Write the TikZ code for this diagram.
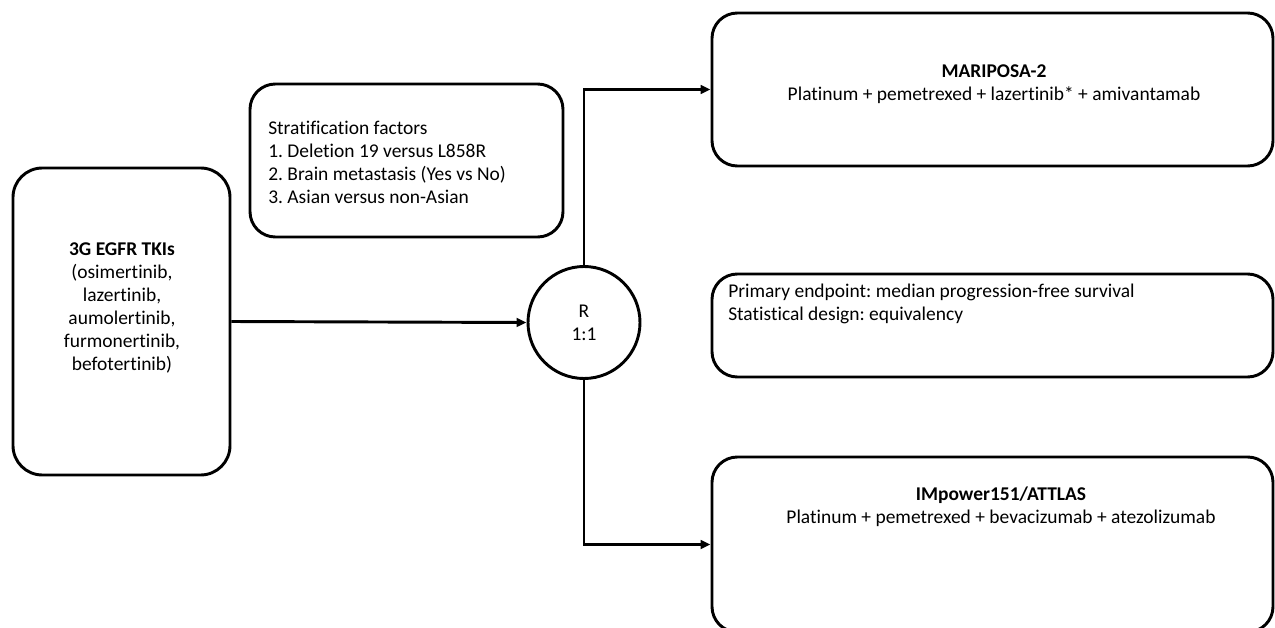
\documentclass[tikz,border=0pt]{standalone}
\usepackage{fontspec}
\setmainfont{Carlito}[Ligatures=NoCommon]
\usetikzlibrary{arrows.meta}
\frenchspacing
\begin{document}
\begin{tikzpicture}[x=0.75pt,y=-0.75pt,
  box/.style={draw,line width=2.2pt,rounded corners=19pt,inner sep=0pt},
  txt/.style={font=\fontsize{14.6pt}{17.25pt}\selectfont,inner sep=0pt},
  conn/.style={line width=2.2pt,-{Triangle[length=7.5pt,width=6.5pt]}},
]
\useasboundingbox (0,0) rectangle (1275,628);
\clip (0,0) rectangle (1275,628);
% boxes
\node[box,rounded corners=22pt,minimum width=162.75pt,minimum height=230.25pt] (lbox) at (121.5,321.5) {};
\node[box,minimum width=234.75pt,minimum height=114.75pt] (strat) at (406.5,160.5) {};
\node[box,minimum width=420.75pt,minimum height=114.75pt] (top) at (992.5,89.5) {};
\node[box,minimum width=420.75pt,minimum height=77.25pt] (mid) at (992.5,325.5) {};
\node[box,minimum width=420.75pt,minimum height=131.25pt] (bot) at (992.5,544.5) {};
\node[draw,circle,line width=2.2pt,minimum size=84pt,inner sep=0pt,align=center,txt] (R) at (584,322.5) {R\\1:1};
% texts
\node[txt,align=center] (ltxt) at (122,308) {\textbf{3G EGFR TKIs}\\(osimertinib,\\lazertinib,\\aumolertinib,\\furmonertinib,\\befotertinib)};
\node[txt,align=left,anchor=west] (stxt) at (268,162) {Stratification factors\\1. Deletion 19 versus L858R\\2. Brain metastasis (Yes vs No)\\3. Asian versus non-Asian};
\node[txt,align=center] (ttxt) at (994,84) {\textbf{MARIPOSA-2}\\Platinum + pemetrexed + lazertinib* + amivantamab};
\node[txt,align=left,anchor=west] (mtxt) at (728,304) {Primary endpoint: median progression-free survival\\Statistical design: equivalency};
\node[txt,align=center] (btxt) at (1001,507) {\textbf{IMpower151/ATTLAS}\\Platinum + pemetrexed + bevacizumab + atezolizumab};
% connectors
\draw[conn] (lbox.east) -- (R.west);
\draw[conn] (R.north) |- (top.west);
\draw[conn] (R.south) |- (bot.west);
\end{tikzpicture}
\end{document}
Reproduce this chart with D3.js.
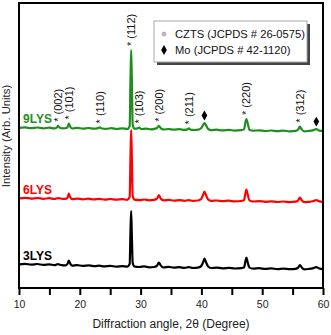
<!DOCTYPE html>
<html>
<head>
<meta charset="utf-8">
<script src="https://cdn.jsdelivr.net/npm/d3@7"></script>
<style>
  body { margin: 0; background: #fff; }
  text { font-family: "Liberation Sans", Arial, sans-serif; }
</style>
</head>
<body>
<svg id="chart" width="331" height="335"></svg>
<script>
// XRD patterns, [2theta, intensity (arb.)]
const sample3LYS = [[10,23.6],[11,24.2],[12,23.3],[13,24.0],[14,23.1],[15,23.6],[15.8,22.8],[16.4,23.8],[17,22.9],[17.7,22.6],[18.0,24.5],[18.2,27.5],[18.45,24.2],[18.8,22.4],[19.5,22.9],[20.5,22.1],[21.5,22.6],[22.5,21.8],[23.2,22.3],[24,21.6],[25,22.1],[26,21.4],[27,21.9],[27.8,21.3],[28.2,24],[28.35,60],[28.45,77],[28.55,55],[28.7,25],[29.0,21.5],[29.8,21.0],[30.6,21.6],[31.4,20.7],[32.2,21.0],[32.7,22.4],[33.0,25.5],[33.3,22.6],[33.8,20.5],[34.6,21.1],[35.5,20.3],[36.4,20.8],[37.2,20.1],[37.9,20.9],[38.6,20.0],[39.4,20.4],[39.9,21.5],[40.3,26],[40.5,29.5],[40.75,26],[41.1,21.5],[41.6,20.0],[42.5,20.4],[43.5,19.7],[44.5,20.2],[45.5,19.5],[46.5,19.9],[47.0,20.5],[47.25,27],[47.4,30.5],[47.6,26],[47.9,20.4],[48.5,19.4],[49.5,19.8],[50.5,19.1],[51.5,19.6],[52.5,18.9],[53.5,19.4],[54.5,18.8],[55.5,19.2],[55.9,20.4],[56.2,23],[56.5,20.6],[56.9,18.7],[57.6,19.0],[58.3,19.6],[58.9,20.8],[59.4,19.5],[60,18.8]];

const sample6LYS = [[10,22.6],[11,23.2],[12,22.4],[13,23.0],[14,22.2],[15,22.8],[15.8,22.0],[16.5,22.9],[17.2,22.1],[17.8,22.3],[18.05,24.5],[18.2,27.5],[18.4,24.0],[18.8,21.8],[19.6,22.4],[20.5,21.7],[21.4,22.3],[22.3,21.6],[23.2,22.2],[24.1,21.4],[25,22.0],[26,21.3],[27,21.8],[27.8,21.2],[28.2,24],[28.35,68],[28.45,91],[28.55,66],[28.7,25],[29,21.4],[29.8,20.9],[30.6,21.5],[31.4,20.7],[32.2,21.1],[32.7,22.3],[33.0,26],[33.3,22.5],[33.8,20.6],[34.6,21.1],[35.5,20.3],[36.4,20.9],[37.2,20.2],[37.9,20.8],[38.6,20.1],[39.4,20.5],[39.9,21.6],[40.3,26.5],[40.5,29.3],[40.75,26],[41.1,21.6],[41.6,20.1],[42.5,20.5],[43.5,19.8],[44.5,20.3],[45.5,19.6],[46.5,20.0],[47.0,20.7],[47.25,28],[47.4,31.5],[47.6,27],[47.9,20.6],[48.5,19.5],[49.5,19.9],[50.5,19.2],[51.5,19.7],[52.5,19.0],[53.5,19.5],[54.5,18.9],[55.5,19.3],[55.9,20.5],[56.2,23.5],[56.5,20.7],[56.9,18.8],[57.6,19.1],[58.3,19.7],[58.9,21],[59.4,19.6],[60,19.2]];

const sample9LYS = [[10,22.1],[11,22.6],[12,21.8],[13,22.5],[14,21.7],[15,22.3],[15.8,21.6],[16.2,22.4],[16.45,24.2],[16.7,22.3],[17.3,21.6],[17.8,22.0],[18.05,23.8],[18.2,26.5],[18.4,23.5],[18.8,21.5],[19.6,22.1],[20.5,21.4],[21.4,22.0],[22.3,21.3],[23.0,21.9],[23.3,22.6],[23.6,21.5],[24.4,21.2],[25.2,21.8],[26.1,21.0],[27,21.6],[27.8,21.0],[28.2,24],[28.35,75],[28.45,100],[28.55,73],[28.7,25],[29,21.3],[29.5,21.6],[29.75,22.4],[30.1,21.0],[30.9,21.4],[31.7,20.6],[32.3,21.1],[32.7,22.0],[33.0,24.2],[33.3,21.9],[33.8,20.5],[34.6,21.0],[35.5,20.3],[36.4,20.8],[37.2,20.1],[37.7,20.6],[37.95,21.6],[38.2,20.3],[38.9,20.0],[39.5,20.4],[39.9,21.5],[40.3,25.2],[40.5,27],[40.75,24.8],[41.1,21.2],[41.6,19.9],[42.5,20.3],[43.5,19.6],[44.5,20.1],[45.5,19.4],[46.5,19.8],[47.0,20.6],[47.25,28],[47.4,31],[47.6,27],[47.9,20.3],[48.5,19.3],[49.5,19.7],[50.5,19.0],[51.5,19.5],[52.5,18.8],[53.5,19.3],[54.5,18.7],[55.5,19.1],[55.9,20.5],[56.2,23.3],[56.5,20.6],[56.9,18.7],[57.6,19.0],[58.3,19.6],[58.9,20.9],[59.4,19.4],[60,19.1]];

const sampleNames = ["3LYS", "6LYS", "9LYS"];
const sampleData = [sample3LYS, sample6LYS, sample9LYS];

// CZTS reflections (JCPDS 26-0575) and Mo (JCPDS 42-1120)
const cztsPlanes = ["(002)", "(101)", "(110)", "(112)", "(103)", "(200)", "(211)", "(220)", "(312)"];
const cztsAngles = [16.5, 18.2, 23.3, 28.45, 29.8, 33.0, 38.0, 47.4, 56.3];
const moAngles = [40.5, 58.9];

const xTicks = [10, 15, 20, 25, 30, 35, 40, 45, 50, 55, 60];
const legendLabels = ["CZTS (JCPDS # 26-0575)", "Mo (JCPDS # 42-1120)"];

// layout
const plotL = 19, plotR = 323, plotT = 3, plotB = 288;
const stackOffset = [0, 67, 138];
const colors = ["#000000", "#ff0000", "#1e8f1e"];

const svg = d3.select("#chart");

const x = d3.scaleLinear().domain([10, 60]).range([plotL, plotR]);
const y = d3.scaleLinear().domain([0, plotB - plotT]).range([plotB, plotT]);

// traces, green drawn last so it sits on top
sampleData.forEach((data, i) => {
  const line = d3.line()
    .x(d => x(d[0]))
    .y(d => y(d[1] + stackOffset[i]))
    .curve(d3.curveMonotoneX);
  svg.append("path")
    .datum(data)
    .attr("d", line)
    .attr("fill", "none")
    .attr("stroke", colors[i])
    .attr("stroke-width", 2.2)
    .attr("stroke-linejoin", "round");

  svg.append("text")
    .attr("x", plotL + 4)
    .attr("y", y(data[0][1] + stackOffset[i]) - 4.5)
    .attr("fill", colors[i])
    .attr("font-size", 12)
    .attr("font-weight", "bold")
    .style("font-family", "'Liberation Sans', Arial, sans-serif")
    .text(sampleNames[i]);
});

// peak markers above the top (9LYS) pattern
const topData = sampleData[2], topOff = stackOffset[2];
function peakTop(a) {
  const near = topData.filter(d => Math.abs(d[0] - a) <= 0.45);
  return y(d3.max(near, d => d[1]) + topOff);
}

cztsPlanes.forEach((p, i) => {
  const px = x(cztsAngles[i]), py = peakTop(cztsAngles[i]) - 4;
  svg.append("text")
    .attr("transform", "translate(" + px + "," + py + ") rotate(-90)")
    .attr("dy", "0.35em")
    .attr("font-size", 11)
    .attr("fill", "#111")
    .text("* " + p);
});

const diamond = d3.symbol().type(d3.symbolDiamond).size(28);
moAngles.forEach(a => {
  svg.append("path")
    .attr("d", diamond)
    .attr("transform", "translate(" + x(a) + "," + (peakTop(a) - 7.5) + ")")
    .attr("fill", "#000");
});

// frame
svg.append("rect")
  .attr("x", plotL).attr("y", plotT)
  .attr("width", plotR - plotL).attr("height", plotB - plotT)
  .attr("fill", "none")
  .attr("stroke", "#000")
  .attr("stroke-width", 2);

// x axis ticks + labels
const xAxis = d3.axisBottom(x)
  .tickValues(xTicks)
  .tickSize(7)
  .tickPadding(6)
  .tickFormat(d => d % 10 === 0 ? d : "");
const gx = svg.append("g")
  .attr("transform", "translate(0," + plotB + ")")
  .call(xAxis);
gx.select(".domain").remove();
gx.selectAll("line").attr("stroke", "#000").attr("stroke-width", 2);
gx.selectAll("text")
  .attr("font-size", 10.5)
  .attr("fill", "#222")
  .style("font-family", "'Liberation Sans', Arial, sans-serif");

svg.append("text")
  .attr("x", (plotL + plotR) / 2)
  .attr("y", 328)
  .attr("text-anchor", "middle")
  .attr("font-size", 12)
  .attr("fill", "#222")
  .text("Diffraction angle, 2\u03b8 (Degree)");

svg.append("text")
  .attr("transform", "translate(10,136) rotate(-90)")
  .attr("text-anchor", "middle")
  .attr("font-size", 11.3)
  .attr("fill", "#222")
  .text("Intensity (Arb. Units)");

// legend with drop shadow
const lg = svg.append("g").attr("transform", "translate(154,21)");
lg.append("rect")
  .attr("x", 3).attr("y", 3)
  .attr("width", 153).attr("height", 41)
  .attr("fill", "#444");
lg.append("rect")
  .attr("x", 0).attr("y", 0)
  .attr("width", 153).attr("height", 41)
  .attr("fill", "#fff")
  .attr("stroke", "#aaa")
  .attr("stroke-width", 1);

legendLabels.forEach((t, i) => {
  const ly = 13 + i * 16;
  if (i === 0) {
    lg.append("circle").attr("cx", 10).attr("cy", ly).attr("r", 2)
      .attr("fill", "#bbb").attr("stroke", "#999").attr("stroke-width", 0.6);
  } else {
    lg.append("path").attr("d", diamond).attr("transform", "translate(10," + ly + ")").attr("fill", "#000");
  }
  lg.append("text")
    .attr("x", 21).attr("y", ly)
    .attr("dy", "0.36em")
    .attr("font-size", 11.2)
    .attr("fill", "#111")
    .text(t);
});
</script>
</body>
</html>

---

**What is required**
Identify and copy the lines holding the word "with".

**Result of this exercise**
Reproduce this chart with D3.js.
// legend with drop shadow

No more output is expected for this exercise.